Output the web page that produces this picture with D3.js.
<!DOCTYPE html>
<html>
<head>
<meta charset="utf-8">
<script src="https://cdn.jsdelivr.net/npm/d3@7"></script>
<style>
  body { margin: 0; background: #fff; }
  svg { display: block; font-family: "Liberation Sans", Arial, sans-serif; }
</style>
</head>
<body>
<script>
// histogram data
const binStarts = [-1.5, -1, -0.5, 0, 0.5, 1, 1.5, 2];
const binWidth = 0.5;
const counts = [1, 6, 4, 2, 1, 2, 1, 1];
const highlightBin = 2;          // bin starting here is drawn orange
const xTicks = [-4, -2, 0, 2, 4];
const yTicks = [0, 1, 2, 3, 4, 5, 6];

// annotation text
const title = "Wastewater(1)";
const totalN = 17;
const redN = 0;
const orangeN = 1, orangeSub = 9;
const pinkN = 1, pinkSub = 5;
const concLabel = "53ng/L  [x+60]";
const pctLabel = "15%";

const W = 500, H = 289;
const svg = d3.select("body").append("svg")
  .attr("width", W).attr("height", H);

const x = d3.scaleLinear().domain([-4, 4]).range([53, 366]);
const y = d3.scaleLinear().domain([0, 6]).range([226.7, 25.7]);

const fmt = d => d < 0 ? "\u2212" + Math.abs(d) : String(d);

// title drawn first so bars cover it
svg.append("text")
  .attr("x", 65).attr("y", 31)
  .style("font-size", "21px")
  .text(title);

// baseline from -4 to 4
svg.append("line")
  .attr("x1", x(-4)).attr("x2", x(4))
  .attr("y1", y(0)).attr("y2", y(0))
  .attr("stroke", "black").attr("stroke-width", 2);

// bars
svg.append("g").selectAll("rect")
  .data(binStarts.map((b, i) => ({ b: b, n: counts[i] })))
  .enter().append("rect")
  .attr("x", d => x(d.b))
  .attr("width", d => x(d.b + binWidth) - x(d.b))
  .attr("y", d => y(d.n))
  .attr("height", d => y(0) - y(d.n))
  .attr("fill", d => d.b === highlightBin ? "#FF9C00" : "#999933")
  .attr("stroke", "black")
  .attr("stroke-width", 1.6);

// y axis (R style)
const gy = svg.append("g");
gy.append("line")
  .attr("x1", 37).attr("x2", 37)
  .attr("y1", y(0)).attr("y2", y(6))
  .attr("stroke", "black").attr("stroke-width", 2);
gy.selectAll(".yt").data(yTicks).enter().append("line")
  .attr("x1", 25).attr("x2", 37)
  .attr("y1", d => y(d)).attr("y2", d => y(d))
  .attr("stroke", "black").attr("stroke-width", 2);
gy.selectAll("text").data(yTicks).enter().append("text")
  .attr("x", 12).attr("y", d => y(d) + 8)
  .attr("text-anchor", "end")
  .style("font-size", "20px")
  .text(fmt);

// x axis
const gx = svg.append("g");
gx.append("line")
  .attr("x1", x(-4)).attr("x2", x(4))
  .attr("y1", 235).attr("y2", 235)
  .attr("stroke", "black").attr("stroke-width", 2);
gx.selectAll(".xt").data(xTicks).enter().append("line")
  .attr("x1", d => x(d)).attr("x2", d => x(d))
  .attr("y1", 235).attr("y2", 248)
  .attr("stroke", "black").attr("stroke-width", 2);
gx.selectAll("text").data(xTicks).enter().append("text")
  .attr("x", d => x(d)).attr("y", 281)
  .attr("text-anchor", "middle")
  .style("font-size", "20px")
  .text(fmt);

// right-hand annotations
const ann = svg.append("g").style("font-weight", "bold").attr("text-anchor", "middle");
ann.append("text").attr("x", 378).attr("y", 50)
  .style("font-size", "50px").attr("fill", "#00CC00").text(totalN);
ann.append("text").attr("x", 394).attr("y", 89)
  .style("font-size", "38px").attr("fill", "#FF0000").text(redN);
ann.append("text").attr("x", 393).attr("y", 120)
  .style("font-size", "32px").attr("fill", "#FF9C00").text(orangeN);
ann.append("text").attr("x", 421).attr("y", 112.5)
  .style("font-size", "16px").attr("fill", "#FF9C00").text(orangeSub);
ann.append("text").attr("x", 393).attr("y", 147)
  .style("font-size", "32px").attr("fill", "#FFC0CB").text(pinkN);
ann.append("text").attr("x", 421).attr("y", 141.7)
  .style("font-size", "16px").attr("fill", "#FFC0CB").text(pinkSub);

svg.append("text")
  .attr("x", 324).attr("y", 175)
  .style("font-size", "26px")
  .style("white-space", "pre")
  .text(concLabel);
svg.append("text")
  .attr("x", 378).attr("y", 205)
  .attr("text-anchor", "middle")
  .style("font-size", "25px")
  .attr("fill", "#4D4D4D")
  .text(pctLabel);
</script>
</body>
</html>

★ ★ ★ ★ ★ ★ ★

• _Exercise objective_: Return a word-for-word copy of the lines from the beginning of the listing to the line holding "const yTicks = [0, 1, 2, 3, 4, 5, 6];", both kept.

• _Exercise response_:
Output the web page that produces this picture with D3.js.
<!DOCTYPE html>
<html>
<head>
<meta charset="utf-8">
<script src="https://cdn.jsdelivr.net/npm/d3@7"></script>
<style>
  body { margin: 0; background: #fff; }
  svg { display: block; font-family: "Liberation Sans", Arial, sans-serif; }
</style>
</head>
<body>
<script>
// histogram data
const binStarts = [-1.5, -1, -0.5, 0, 0.5, 1, 1.5, 2];
const binWidth = 0.5;
const counts = [1, 6, 4, 2, 1, 2, 1, 1];
const highlightBin = 2;          // bin starting here is drawn orange
const xTicks = [-4, -2, 0, 2, 4];
const yTicks = [0, 1, 2, 3, 4, 5, 6];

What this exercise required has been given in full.